The researchers’ findings, based on computer modeling and observational data, give further weight to the counterintuitive idea that global warming can actually lead to colder weather in some places. There is no scientific consensus yet on the role Arctic warming may play in increasingly cold extremes in the U.S., though the Texas snowstorm in February reinvigorated discussion on the matter. 
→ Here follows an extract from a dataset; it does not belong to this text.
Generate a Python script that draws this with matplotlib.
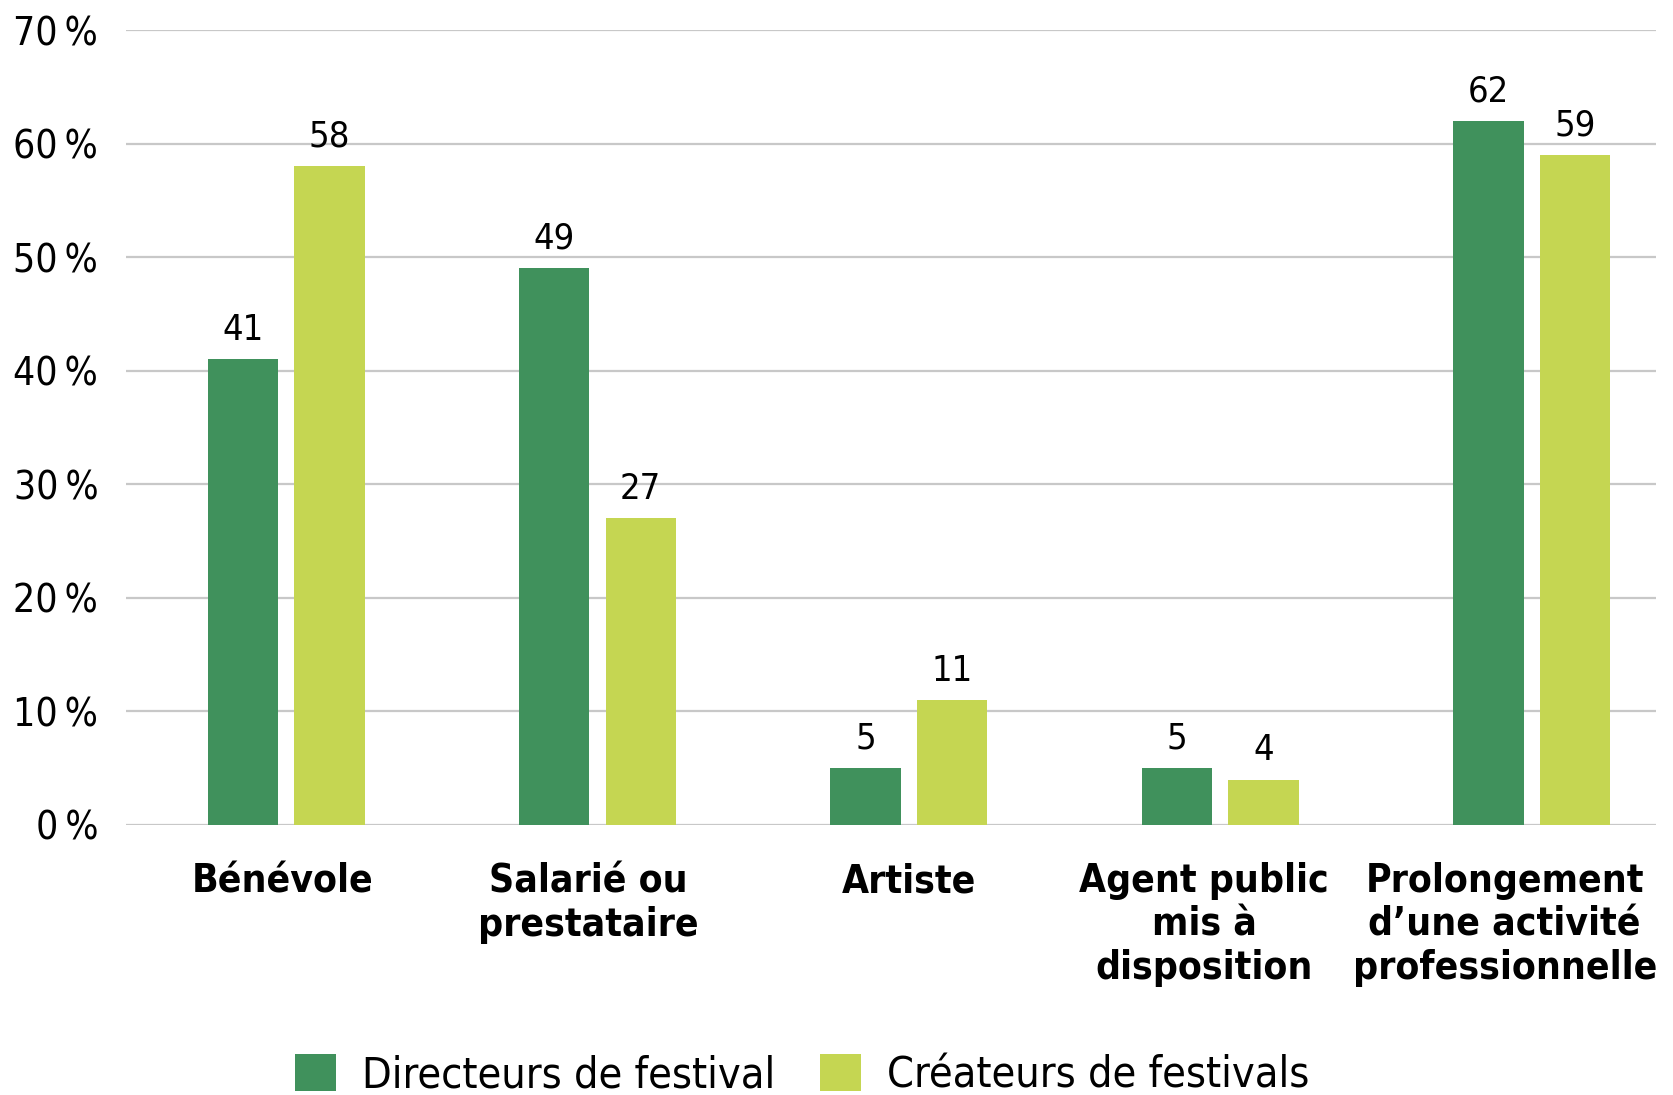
import numpy as np
import matplotlib
matplotlib.use("Agg")
import matplotlib.pyplot as plt
from matplotlib.transforms import ScaledTranslation

plt.rcParams['font.family'] = ['DejaVu Sans']
plt.rcParams['font.stretch'] = 'condensed'

categories = ['Bénévole', 'Salarié ou\nprestataire', 'Artiste',
              'Agent public\nmis à\ndisposition',
              'Prolongement\nd\u2019une activité\nprofessionnelle']
directeurs = [41, 49, 5, 5, 62]
createurs = [58, 27, 11, 4, 59]
series_names = ['Directeurs de festival', 'Créateurs de festivals']
yticks = [0, 10, 20, 30, 40, 50, 60, 70]

dark_green = '#40915c'
light_green = '#c5d652'

fig = plt.figure(figsize=(16.73, 10.95), dpi=100)
ax = fig.add_axes([0.0753, 0.2466, 0.9147, 0.726])

x = np.arange(len(categories))
w = 0.226
off = 0.139
b1 = ax.bar(x - off, directeurs, w, color=dark_green, label=series_names[0], zorder=3)
b2 = ax.bar(x + off, createurs, w, color=light_green, label=series_names[1], zorder=3)

for bars, vals in [(b1, directeurs), (b2, createurs)]:
    for rect, v in zip(bars, vals):
        ax.annotate(str(v), (rect.get_x() + rect.get_width() / 2, v),
                    xytext=(0, 9), textcoords='offset points',
                    ha='center', va='bottom', fontsize=26)

ax.set_ylim(0, 70)
ax.set_xlim(-0.514, 4.40)
ax.set_yticks(yticks)
ax.set_yticklabels([f'{t}\u202f%' for t in yticks], fontsize=28)
ax.yaxis.grid(True, color='#c8c8c8', linewidth=1.6, zorder=0)
ax.tick_params(axis='both', length=0)
ax.tick_params(axis='y', pad=20)
for s in ax.spines.values():
    s.set_visible(False)

ax.set_xticks(x)
ax.set_xticklabels(categories, fontsize=28, fontweight='bold', linespacing=1.18)
ax.tick_params(axis='x', pad=27)
# small horizontal nudges of the category labels (inches)
nudges = [-0.03, -0.09, 0.0, -0.16, -0.27]
for lab, dx in zip(ax.get_xticklabels(), nudges):
    lab.set_transform(lab.get_transform() + ScaledTranslation(dx, 0, fig.dpi_scale_trans))

ax.legend(loc='center', bbox_to_anchor=(0.442, -0.315), ncol=2, frameon=False,
          fontsize=31, handlelength=0.95, handleheight=0.95, columnspacing=1.05,
          handletextpad=0.6)

fig.savefig('out.png', dpi=100, facecolor='white')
The U.S. has faced a number of climate-related disasters this year, including severe heatwaves, droughts, wildfires, storms, and most recently, hurricane Ida. While experts clearly and confidently tie the increasing severity and frequency of such events to human-driven climate change, the reasons behind the uptick in cold weather has remained contentious. Details of the February freeze that killed hundreds and left millions in Texas without power are still coming to light months after the fact. In a recent report, the Intergovernmental Panel on Climate Change, the leading U.N. authority on climate science, warned that global temperatures will likely exceed limits set under the Paris agreement unless drastic and immediate action is taken, warning that some changes already wrought may be irreversible for millennia. Even in its best-case scenarios, the group expects extreme weather events to get worse and become more frequent. A recent report from the U.N.’s weather agency highlights the increasing severity and cost of extreme weather, though better warning systems mean fewer people are dying from them.